La disposition des corps et le choix de pratiquer une inhumation simple, collective ou multiple relève de la tradition mais également d’une stratégie sociale. Les regroupements collectifs sont plus problématiques. Les conceptions religieuses ne semblent pas corroborer ces pratiques, mais elles révèlent une hiérarchie sociale segmentée, mettant au centre certains individus plutôt que d’autres. Loin des pratiques spectaculaires des Tombes Royales, les inhumations collectives sont pratiquées à Umm el-Marra : ces exemples montreraient que ce sont des pratiques liées à une catégorie sociale spécifique. Nous avons souligné dans un chapitre précédent, les discussions sur les « morts d’accompagnements » : il est reconnu que les pratiques sont associées à un personnage de haut rang, et dans lesquelles sont intrinsèquement mêlées une reconnaissance sociale et des croyances religieuses1304. Les pratiques sont distinctes entre Umm el-Marra et Ur : est-ce à dire que le statut des individus est différent ? Cette pratique serait un moyen de renforcer le pouvoir1305 : dans le cas d’Umm el-Marra cette constatation est en effet plausible si l’on considère le statut émergent politique et économique de la ville dans la micro-région. La question de l’identité peut être posée pour les sépultures multiples ; elles sont sans doute basées sur les liens familiaux et sociaux. Mais tous les individus du même groupe sont-ils inhumés, ou s’opère-t-il un choix ? Il n’est pas possible d’affirmer non plus que les individus appartiennent au même groupe. Bien que les sépultures à plusieurs individus (multiples ou collectives) ne soient pas spécifiques aux sépultures de prestige, on observe une tendance aux regroupements d’individus : Jerablus-Tahtani, Tell Banat, Tell Ahmar, Tell Bi’a. Ces regroupements sont surtout localisés dans la région nord-syrienne ; ils s’organisent différemment en Mésopotamie pour des sépultures plus modestes (Kish) ou en ossuaires (Kheit Qasim).

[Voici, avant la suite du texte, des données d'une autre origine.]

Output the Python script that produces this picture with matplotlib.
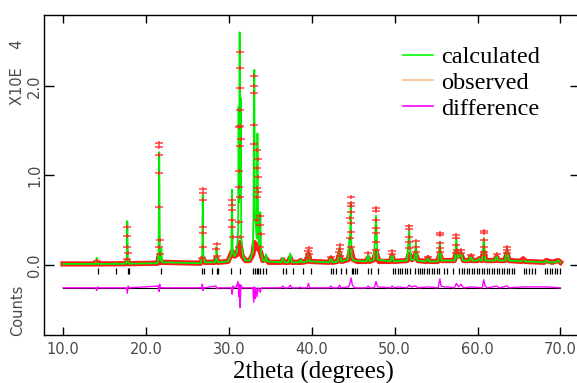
"""plot.py
Rietveld refinement plot: calculated, observed and difference patterns
with reflection markers, intensities in units of 10^4 counts.
"""

from matplotlib import pyplot as plt
from matplotlib.lines import Line2D
from matplotlib.path import Path

# calculated profile (2theta, counts / 1e4)
calc_tt = [10.0, 13.95, 14.05, 14.15, 16.25, 16.35, 16.45,
           17.6, 17.68, 17.75, 17.82, 17.9,
           21.4, 21.52, 21.6, 21.68, 21.75, 21.85, 21.95,
           26.6, 26.78, 26.85, 26.92, 27.1,
           28.3, 28.45, 28.52, 28.58, 28.7,
           29.9, 30.3, 30.38, 30.46, 30.7,
           31.0, 31.12, 31.18, 31.24, 31.3, 31.36, 31.42, 31.5, 31.7, 32.0,
           32.5, 32.9, 32.98, 33.03, 33.08, 33.14, 33.35, 33.45, 33.55,
           33.72, 33.8, 33.88, 34.1, 34.4, 34.5, 34.6,
           36.3, 36.5, 36.7, 37.2, 37.4, 37.6, 38.5, 38.65, 38.8,
           39.45, 39.6, 39.75, 42.1, 42.3, 42.5, 43.15, 43.35, 43.55,
           44.35, 44.55, 44.62, 44.7, 44.8, 45.0,
           46.6, 46.8, 47.0, 47.5, 47.75, 47.95, 49.5, 49.7, 49.9,
           51.5, 51.75, 51.95, 52.4, 52.55, 52.75, 53.8, 54.0, 54.2,
           55.25, 55.45, 55.65, 57.25, 57.45, 57.6, 57.85, 58.0, 58.2,
           59.0, 59.2, 59.4, 60.0, 60.2, 60.4, 60.55, 60.75, 60.95,
           62.1, 62.3, 62.5, 63.35, 63.55, 63.75, 65.3, 65.5, 65.7,
           68.1, 68.3, 68.5, 69.5, 69.7, 70.0]
calc_counts = [0.012, 0.012, 0.08, 0.012, 0.012, 0.025, 0.012,
               0.015, 0.06, 0.49, 0.06, 0.015,
               0.02, 0.12, 1.26, 0.12, 0.05, 0.18, 0.03,
               0.02, 0.1, 0.78, 0.1, 0.03,
               0.03, 0.06, 0.2, 0.06, 0.03,
               0.04, 0.12, 0.84, 0.15, 0.1,
               0.15, 0.4, 1.77, 0.7, 2.60, 0.9, 1.87, 0.3, 0.1, 0.05,
               0.05, 0.15, 0.6, 2.1, 2.18, 0.6, 0.3, 1.47, 0.3,
               0.2, 0.59, 0.15, 0.05, 0.05, 0.12, 0.04,
               0.03, 0.08, 0.03, 0.03, 0.13, 0.03, 0.03, 0.06, 0.03,
               0.04, 0.14, 0.04, 0.03, 0.08, 0.03, 0.04, 0.2, 0.04,
               0.06, 0.3, 0.25, 0.69, 0.1, 0.05,
               0.04, 0.12, 0.04, 0.06, 0.55, 0.06, 0.04, 0.13, 0.04,
               0.05, 0.4, 0.06, 0.06, 0.25, 0.05, 0.04, 0.09, 0.04,
               0.04, 0.26, 0.05, 0.05, 0.3, 0.08, 0.1, 0.16, 0.05,
               0.05, 0.1, 0.05, 0.05, 0.07, 0.05, 0.05, 0.3, 0.05,
               0.05, 0.1, 0.05, 0.05, 0.2, 0.05, 0.04, 0.07, 0.04,
               0.03, 0.05, 0.03, 0.03, 0.05, 0.03]

# observed background band
band_tt = [10.0, 13.9, 14.05, 14.2, 17.6, 17.75, 17.9, 21.4, 21.6, 21.75,
           26.6, 26.85, 27.1, 28.3, 28.5, 28.7, 29.9, 30.4, 30.7, 31.0,
           31.3, 31.6, 32.0, 32.5, 32.9, 33.1, 33.4, 33.8, 34.1, 34.5,
           34.8, 36.3, 36.5, 36.7, 37.2, 37.4, 37.6, 38.5, 38.65, 38.8,
           39.4, 39.6, 39.8, 42.1, 42.3, 42.5, 43.1, 43.35, 43.6, 44.4,
           44.7, 45.0, 45.5, 46.6, 46.8, 47.0, 47.5, 47.75, 48.1, 49.5,
           49.7, 49.9, 51.5, 51.75, 52.1, 52.55, 52.8, 53.8, 54.0, 54.2,
           55.2, 55.45, 55.7, 57.2, 57.45, 57.7, 58.0, 58.3, 59.0, 59.2,
           59.4, 60.0, 60.2, 60.5, 60.75, 61.0, 62.1, 62.3, 62.5, 63.3,
           63.55, 63.8, 65.3, 65.5, 65.7, 68.0, 68.3, 69.0, 69.7, 70.0]
band_counts = [0.012, 0.012, 0.03, 0.012, 0.015, 0.05, 0.015, 0.02, 0.1, 0.03,
               0.02, 0.08, 0.03, 0.03, 0.08, 0.03, 0.04, 0.15, 0.1, 0.12,
               0.25, 0.1, 0.05, 0.05, 0.12, 0.25, 0.2, 0.15, 0.05, 0.07,
               0.03, 0.03, 0.06, 0.03, 0.03, 0.08, 0.03, 0.03, 0.05, 0.03,
               0.04, 0.12, 0.04, 0.03, 0.07, 0.03, 0.04, 0.12, 0.04, 0.06,
               0.18, 0.06, 0.04, 0.04, 0.08, 0.04, 0.06, 0.15, 0.04, 0.04,
               0.1, 0.04, 0.05, 0.12, 0.06, 0.12, 0.05, 0.04, 0.08, 0.04,
               0.04, 0.12, 0.05, 0.05, 0.15, 0.1, 0.12, 0.05, 0.05, 0.09,
               0.05, 0.05, 0.07, 0.05, 0.15, 0.05, 0.05, 0.09, 0.05, 0.05,
               0.13, 0.05, 0.04, 0.07, 0.04, 0.03, 0.05, 0.03, 0.05, 0.03]

# observed points on the peaks
obs_tt = [14.05, 17.74, 17.76, 17.73, 17.78, 17.7,
          21.6, 21.61, 21.59, 21.62, 21.58, 21.64, 21.55, 21.67,
          26.85, 26.86, 26.84, 26.87, 26.83, 26.89, 26.81,
          28.52, 28.5, 28.55,
          30.38, 30.4, 30.36, 30.42, 30.34, 30.44,
          31.3, 31.31, 31.29, 31.32, 31.28, 31.33, 31.27, 31.42, 31.2,
          31.22, 31.36, 31.25, 31.38, 31.34,
          33.06, 33.07, 33.05, 33.08, 33.04, 33.44, 33.46, 33.43,
          33.47, 33.42, 33.48, 33.41, 33.45, 33.8, 33.78, 33.82, 33.76,
          39.62, 39.6, 39.64, 39.58, 42.3,
          43.35, 43.37, 43.33, 43.4,
          44.7, 44.71, 44.69, 44.72, 44.56, 44.68, 44.74, 44.66, 44.76,
          46.8, 47.75, 47.76, 47.74, 47.77, 47.73, 47.79, 47.71,
          49.7, 49.72, 51.75, 51.76, 51.74, 51.77, 51.73,
          52.55, 52.57, 52.53, 54.0,
          55.45, 55.46, 55.44, 55.47, 55.43,
          57.45, 57.46, 57.44, 57.47, 57.43, 58.0, 58.02, 59.2,
          60.75, 60.76, 60.74, 60.77, 60.73, 60.78,
          62.3, 63.55, 63.56, 63.54, 65.5]
obs_counts = [0.05, 0.42, 0.32, 0.2, 0.13, 0.07,
              1.36, 1.32, 1.23, 1.03, 0.65, 0.28, 0.2, 0.12,
              0.85, 0.8, 0.73, 0.42, 0.36, 0.2, 0.08,
              0.23, 0.18, 0.1,
              0.73, 0.67, 0.61, 0.5, 0.42, 0.31,
              2.38, 2.2, 1.98, 1.73, 1.54, 1.33, 0.87, 1.41, 1.05,
              0.48, 0.31, 0.2, 0.76, 1.55,
              2.11, 2.0, 1.92, 1.56, 1.35, 1.28, 1.18, 1.08,
              0.98, 0.86, 0.81, 0.76, 0.5, 0.55, 0.45, 0.35, 0.2,
              0.19, 0.16, 0.12, 0.08, 0.09,
              0.22, 0.18, 0.14, 0.1,
              0.76, 0.69, 0.66, 0.59, 0.52, 0.47, 0.37, 0.3, 0.2,
              0.13, 0.64, 0.6, 0.5, 0.41, 0.36, 0.26, 0.17,
              0.16, 0.12, 0.44, 0.4, 0.31, 0.26, 0.19,
              0.27, 0.2, 0.14, 0.09,
              0.36, 0.34, 0.25, 0.19, 0.15,
              0.33, 0.3, 0.22, 0.17, 0.13, 0.17, 0.13, 0.11,
              0.38, 0.36, 0.28, 0.2, 0.15, 0.11,
              0.12, 0.2, 0.17, 0.13, 0.07]

# difference (obs - calc), plotted below the pattern
diff_tt = [10.0, 13.95, 14.05, 14.15, 14.3, 17.65, 17.75, 17.85, 18.0,
           21.5, 21.58, 21.65, 21.75, 26.75, 26.8, 26.88, 27.0,
           28.45, 28.55, 28.65, 30.3, 30.4, 30.48, 30.6,
           30.9, 31.1, 31.2, 31.28, 31.36, 31.45, 31.6,
           32.9, 33.0, 33.08, 33.15, 33.25, 33.4, 33.5, 33.8, 33.9,
           36.3, 36.5, 36.7, 37.2, 37.4, 37.6, 38.5, 38.6, 38.75,
           39.45, 39.6, 39.75, 42.1, 42.3, 42.5, 43.2, 43.35, 43.5,
           44.45, 44.6, 44.75, 44.9, 45.2, 46.6, 46.8, 47.0,
           47.55, 47.75, 47.95, 49.5, 49.7, 49.9, 50.5, 51.5, 51.75,
           52.0, 52.55, 52.8, 54.0, 55.25, 55.45, 55.6, 56.0, 56.5,
           57.2, 57.45, 57.7, 58.0, 58.3, 59.2, 60.55, 60.75, 60.9,
           61.2, 62.3, 62.6, 63.55, 63.8, 65.5, 68.3, 70.0]
diff_counts = [0.0, 0.0, -0.03, 0.01, 0.0, 0.0, -0.06, 0.02, 0.0,
               0.02, -0.04, 0.04, 0.0, 0.0, 0.04, -0.03, 0.0,
               0.02, -0.01, 0.0, 0.0, -0.07, 0.02, 0.0,
               0.01, 0.07, -0.1, 0.04, -0.22, 0.03, 0.0,
               0.0, -0.16, 0.01, -0.12, 0.0, -0.1, 0.0, -0.05, 0.0,
               0.0, 0.02, 0.0, 0.0, 0.03, 0.0, 0.0, 0.01, 0.0,
               0.0, 0.05, 0.0, 0.0, 0.02, 0.0, 0.0, 0.03, 0.0,
               0.01, 0.05, 0.11, 0.03, 0.0, 0.0, 0.02, 0.0,
               0.0, 0.07, 0.01, 0.0, 0.02, 0.0, 0.01, 0.0, 0.03,
               0.01, 0.02, 0.0, 0.01, 0.0, 0.1, 0.02, 0.01, 0.01,
               0.0, 0.05, 0.01, 0.04, 0.0, 0.01, 0.0, 0.09, 0.02,
               0.0, 0.02, 0.0, 0.02, 0.0, 0.01, 0.01, 0.0]

# reflection positions
hkl_tt = [14.2, 16.4, 17.8, 17.9, 21.8, 26.8, 26.95,
          28.0, 28.6, 28.7, 30.2, 31.4, 32.9, 33.1, 33.4, 33.5, 33.8,
          34.1, 34.5, 36.5, 36.9, 37.7, 38.9, 39.9,
          42.3, 42.55, 42.9, 43.5, 44.1, 44.8, 45.0, 45.2, 45.4,
          46.75, 47.15, 48.0,
          49.8, 50.1, 50.35, 50.6, 50.9, 51.2, 51.5, 51.8,
          52.5, 52.8, 53.05, 53.3, 53.6, 53.9, 54.2, 54.5, 54.8, 55.1, 55.3,
          56.0, 56.3, 57.0, 57.8, 58.1, 58.4, 58.7, 59.0, 59.3, 59.6,
          59.9, 60.2, 60.5, 60.8, 61.1, 61.4, 61.7, 62.0, 62.3, 62.6,
          62.9, 63.2, 63.5, 63.8, 64.1, 64.4,
          65.6, 65.9, 66.2, 66.6, 66.9,
          68.1, 68.4, 68.7, 69.0, 69.3, 69.6, 69.9]

xticks = [10.0, 20.0, 30.0, 40.0, 50.0, 60.0, 70.0]
yticks = [0.0, 1.0, 2.0]

DIFF_OFFSET = -0.255
SERIF = ['Liberation Serif', 'DejaVu Serif']
GRAY = '#4a4a4a'

# flat cross: wide horizontal bar, short vertical bar
cross = Path([(-1, 0), (1, 0), (0, -0.55), (0, 0.55)],
             [Path.MOVETO, Path.LINETO, Path.MOVETO, Path.LINETO])

fig = plt.figure(figsize=(5.77, 3.83), dpi=100)
ax = fig.add_axes([43.5 / 577, 48 / 383, 536 / 577, 320 / 383])

# observed: dense band along the background plus crosses on the peaks
ax.plot(band_tt, band_counts, color='#ff1a1a', lw=3.8, solid_joinstyle='round',
        zorder=2)
ax.plot(obs_tt, obs_counts, ls='none', marker=cross, ms=6, mew=1.1,
        mfc='none', color='#ff2020', alpha=0.85, zorder=4)
ax.plot(calc_tt, calc_counts, color='#00ee00', lw=1.3, zorder=3)

# reflection markers
ax.vlines(hkl_tt, -0.095, -0.035, color='black', lw=0.9, zorder=3)

# difference curve on its own zero line
ax.plot([10.0, 70.0], [DIFF_OFFSET, DIFF_OFFSET], color='black', lw=0.8,
        zorder=2)
ax.plot(diff_tt, [d + DIFF_OFFSET for d in diff_counts], color='#ff00ff',
        lw=1.0, zorder=3)

ax.set_xlim(7.64, 72.3)
ax.set_ylim(-0.782, 2.793)
ax.set_xticks(xticks)
ax.set_xticklabels(['%.1f' % t for t in xticks], color=GRAY, fontsize=10.5)
ax.set_yticks(yticks)
ax.set_yticklabels(['%.1f' % t for t in yticks], color=GRAY, fontsize=10.5,
                   rotation=90, va='center')
ax.tick_params(axis='x', direction='in', length=6, width=1, top=True,
               pad=5)
ax.tick_params(axis='y', direction='in', length=7, width=1, right=True,
               pad=1)
for side in ax.spines.values():
    side.set_linewidth(1.0)

fig.text(18 / 577, 1 - 72 / 383, 'X10E    4', rotation=90, ha='center',
         va='center', color=GRAY, fontsize=10.5)
fig.text(18 / 577, 1 - 310 / 383, 'Counts', rotation=90, ha='center',
         va='center', color=GRAY, fontsize=10.5)
fig.text(313 / 577, 1 - 372 / 383, '2theta (degrees)', ha='center',
         va='center', family=SERIF, fontsize=18)

handles = [Line2D([], [], color='#00ff00', lw=1.2),
           Line2D([], [], color='#f9bd8a', lw=1.2),
           Line2D([], [], color='#ff00ff', lw=1.2)]
ax.legend(handles, ['calculated', 'observed', 'difference'],
          loc='upper left', bbox_to_anchor=(403 / 577, 1 - 46 / 383),
          bbox_transform=fig.transFigure, frameon=False,
          prop={'family': SERIF, 'size': 17.5}, handlelength=1.25,
          handletextpad=0.3, labelspacing=0.16, borderpad=0,
          borderaxespad=0)

fig.savefig('out.png', dpi=100)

Les gestes rituels pratiqués lors des cérémonies funèbres attestent toute l’attention portée aux défunts, mais surtout l’importance dans les croyances de réaliser ces rituels pour les participants. La nécessité étant à la fois d’assurer au défunt une place dans le Monde des Enfers, et surtout de renforcer l’idéologie du pouvoir en affirmant la continuité. Les cérémonies ne seraient qu’une mise en scène de propagande : la disposition des corps, leur relation entre eux, et le matériel qui leur est associé, sont interprétés par Cohen comme un acte de fête auquel prennent part les personnels mettant en scène les individus1306.

Notes
1304.

Albert, Duday, Midant Reynes 2000 : 12, 13.

1305.

Xella 1972 ; Parker Pearson 2002 : 17-19.

1306.

Cohen 2005 : 150.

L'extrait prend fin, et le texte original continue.